The hearing to decide on a final injunction against destroying Aycock’s work will take place on Friday.

Read the full New York Times Article: At Kennedy Airport, an Artist Fights to Save Her Sculpture

VARA Claim for the Right of Paternity

David Ascalon, an Israeli-born sculptor living in Cherry Hill, N.J., create a Holocaust memorial in Harrisburg, Pa. after the Jewish Federation of Greater Harrisburg selected his design for the memorial in 1993.

In 2010, Ascalon sued the federation and the Harrisburg Department of Parks and Recreation in federal court in July under the Visual Artists’ Rights Act (VARA), 17 USC 106A, alleging that the federation hired a contractor to refurbish the monument and that the contractor removed Ascalon’s name off the sculpture. VARA allows creators of public display art to protect their works from alterations.

VARA provides:

(a) Rights of Attribution and Integrity.— . . . the author of a work of visual art— (1) shall have the right—

(A) to claim authorship of that work, and

(B) to prevent the use of his or her name as the author of any work of visual art which he or she did not create;

On February 7, 2011, the federation and Ascalon issued a joint statement saying that the federation will allow Ascalon to replace the stainless steel wire with rusty steel wire and put his name back on his sculpture.

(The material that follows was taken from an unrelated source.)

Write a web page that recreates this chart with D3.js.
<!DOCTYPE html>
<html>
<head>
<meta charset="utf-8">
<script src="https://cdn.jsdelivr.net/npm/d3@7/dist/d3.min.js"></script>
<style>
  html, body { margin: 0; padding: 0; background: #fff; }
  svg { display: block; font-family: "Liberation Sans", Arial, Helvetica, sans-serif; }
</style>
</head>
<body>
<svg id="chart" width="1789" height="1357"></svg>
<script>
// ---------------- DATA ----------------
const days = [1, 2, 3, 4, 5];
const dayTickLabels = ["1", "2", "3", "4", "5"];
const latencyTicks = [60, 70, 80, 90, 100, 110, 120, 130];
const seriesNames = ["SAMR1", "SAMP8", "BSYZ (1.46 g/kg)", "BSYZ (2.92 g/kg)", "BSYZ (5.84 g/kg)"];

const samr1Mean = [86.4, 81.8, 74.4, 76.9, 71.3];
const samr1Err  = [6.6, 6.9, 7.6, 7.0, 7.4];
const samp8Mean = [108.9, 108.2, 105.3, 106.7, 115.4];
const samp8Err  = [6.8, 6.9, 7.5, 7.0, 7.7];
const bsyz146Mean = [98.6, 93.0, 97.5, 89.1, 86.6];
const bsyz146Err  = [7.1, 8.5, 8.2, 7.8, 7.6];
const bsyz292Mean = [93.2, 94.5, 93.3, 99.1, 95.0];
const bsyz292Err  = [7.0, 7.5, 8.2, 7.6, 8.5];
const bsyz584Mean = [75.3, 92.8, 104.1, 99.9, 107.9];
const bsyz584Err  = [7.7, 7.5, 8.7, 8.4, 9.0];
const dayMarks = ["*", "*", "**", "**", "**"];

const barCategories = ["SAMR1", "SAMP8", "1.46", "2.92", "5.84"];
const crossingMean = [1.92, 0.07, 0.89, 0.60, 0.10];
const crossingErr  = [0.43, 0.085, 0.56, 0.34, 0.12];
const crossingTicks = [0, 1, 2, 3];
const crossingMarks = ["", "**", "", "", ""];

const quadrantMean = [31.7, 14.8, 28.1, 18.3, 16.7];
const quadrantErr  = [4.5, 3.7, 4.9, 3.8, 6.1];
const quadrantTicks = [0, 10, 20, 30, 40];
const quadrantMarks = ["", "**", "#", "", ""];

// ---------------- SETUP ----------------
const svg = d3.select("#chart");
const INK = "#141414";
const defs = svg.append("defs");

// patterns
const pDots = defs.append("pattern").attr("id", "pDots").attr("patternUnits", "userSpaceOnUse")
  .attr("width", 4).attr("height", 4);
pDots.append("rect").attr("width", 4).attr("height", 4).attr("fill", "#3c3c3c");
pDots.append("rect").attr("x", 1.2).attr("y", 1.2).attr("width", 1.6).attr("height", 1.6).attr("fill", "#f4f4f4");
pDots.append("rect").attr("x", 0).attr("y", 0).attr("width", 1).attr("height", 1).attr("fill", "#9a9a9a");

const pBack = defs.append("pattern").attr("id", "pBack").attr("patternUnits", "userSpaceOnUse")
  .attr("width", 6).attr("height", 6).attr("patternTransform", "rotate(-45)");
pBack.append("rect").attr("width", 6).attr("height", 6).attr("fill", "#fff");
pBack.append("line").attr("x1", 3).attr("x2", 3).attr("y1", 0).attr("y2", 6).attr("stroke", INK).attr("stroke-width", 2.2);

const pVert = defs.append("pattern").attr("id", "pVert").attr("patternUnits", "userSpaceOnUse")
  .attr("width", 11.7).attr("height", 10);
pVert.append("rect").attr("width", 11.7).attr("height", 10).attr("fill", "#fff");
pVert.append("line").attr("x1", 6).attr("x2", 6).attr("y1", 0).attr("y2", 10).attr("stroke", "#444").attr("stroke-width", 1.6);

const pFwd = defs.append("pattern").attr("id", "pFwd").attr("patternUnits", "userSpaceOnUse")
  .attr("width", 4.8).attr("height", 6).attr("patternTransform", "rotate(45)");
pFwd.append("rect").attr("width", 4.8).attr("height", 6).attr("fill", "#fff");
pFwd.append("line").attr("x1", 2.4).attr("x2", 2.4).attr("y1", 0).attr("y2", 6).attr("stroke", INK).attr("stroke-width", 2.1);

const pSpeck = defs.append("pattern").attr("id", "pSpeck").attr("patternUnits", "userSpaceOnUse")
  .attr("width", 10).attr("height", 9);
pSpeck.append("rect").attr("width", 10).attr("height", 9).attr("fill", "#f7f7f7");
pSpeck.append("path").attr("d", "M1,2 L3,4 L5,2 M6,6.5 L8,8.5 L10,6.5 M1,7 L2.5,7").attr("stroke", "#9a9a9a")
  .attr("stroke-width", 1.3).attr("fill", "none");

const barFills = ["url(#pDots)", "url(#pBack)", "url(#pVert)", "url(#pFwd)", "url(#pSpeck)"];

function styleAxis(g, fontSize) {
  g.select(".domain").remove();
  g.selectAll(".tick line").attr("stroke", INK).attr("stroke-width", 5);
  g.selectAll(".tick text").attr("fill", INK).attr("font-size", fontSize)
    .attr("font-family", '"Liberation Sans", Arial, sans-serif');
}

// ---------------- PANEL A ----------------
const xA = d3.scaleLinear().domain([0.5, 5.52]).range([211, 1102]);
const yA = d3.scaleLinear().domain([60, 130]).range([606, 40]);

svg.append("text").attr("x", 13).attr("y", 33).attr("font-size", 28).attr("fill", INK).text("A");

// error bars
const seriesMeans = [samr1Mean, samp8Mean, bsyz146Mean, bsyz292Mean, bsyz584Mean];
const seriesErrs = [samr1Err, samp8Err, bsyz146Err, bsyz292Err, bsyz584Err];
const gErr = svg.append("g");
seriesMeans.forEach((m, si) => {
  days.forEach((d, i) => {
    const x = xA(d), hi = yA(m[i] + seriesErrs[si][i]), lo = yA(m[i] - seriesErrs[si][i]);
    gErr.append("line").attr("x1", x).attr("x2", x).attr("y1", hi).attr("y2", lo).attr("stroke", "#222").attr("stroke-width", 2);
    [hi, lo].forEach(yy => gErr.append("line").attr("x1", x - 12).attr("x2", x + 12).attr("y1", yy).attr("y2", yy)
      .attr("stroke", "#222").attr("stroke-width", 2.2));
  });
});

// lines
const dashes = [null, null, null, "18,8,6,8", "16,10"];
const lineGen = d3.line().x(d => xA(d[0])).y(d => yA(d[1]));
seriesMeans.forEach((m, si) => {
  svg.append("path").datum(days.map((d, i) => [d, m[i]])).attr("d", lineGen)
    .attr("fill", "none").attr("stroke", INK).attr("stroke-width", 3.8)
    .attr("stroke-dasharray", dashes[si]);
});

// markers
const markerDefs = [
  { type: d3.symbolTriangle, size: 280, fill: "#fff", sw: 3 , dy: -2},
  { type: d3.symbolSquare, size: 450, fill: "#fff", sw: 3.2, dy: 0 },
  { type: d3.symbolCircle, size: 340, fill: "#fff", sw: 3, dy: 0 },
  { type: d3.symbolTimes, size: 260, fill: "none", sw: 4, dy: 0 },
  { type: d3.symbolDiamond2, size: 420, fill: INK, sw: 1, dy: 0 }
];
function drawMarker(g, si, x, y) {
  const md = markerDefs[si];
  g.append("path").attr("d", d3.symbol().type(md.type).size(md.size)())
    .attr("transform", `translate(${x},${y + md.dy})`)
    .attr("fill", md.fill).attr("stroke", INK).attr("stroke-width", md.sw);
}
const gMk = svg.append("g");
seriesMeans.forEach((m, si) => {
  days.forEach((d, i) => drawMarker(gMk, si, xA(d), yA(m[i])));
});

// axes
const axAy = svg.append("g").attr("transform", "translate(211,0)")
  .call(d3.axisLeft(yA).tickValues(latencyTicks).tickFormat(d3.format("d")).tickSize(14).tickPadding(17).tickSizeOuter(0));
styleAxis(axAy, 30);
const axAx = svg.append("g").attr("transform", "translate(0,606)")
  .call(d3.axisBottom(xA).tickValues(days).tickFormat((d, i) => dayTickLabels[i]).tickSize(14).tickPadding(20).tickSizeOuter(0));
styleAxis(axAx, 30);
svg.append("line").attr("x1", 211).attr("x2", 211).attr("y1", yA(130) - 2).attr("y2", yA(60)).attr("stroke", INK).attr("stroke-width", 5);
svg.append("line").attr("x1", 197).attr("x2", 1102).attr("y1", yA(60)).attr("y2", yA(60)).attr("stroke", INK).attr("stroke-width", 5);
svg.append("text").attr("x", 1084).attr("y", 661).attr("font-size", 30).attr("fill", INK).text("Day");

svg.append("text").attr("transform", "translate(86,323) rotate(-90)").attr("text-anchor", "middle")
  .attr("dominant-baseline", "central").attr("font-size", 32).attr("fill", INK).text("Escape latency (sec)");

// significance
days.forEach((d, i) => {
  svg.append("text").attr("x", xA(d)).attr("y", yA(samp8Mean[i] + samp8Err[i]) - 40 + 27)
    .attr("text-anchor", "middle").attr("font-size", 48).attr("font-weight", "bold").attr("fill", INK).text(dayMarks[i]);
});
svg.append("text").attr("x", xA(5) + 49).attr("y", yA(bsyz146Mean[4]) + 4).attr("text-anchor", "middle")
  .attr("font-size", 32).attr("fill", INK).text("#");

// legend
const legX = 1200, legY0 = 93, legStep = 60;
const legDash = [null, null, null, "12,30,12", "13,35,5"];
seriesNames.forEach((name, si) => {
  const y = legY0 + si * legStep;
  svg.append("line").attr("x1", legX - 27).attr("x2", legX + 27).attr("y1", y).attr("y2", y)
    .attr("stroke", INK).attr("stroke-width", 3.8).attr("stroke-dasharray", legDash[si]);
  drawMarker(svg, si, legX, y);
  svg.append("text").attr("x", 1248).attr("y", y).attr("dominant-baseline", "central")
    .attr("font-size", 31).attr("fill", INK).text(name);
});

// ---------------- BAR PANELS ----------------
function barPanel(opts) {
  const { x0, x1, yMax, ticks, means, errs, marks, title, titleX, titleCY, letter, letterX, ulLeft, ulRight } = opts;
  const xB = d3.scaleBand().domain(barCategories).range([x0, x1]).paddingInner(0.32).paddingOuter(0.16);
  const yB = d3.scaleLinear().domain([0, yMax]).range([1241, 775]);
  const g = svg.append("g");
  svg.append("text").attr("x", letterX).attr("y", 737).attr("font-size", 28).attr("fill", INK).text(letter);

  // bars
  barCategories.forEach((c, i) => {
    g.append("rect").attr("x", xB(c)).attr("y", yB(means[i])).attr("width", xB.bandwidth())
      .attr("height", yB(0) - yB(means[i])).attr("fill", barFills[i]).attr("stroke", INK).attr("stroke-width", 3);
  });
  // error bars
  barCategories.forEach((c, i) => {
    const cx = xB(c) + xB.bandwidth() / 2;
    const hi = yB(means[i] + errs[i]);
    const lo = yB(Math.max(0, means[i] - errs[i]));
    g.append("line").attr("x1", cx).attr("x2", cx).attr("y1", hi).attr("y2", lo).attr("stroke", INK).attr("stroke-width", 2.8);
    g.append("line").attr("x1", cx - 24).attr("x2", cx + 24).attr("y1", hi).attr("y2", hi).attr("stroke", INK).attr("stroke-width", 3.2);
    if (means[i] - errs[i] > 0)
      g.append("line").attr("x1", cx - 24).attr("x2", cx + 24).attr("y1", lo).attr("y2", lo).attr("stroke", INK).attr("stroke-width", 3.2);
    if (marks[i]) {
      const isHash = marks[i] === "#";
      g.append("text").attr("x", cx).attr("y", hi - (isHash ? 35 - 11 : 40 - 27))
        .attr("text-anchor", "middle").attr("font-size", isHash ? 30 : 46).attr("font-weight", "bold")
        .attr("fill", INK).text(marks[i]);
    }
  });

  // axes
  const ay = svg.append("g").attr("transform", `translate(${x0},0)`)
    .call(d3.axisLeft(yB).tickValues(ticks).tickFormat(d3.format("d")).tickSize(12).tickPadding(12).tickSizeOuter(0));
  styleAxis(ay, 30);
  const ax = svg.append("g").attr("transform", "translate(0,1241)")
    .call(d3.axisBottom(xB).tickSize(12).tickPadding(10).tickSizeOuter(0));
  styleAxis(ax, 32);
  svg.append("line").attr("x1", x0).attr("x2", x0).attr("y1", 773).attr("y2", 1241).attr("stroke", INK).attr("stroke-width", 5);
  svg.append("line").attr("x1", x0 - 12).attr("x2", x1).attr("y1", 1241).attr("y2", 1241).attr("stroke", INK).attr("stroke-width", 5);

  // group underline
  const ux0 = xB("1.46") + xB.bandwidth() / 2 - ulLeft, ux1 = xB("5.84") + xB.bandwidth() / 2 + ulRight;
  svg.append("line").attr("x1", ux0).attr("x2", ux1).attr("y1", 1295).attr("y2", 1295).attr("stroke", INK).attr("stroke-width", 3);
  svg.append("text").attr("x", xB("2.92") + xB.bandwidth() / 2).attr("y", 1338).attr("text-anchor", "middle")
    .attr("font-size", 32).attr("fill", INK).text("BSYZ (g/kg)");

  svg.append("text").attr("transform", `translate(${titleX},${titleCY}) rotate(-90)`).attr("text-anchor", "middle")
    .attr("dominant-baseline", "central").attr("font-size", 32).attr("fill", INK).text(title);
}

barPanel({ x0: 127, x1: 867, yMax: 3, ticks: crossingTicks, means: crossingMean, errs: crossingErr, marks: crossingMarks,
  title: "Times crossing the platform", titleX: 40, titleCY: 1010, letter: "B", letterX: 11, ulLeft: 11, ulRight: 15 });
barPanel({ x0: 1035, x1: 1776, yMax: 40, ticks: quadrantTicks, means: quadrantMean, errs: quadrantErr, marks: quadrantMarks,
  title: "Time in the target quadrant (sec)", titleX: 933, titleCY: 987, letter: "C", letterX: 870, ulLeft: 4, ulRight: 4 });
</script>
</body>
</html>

Parts of the Joint Statement read:


HARRISBURG, PA –In July 2010, the New Jersey artist David Ascalon filed an action in U.S. District Court for the Middle District of Pennsylvania asserting that his rights under the federal Visual Artists Rights Act of 1990 (VARA) had been violated with respect to a sculpture he created for the Jewish Federation of Greater Harrisburg: a Holocaust Memorial on the banks of the Susquehanna River in Pennsylvania’s state capital, which was installed in 1994.  The complaint alleged that Ascalon’s rights under VARA, which limits how an artwork may be altered or disposed of, were violated by restoration of a decaying element of the original sculpture in which a rust-colored “barbed wire” serpentine element was replaced with stainless steel.

The substance of the settlement provides the sculpture will be retrofitted in a manner that upholds the artist’s original intent at minimal costs to the defendants.  The original artist shall be provided access to the sculpture to remake the “barbed wire” serpentine element in a highly durable rust-colored steel, and the original artist’s name shall be restored to the sculpture.  The parties are pleased that future generations will be able to view the restored Memorial and remember and pay proper respect to the 12 million souls that perished at the hands of agents of intolerance, the Nazi Regime.

The attorney for David Ascalon is Jason B. Schaeffer, Esq. of J.B. Schaeffer Law, LLC of Cherry Hill, New Jersey.  The attorney for the Federation is Harvey Freedenberg of McNees Wallace & Nurick LLC of Harrisburg.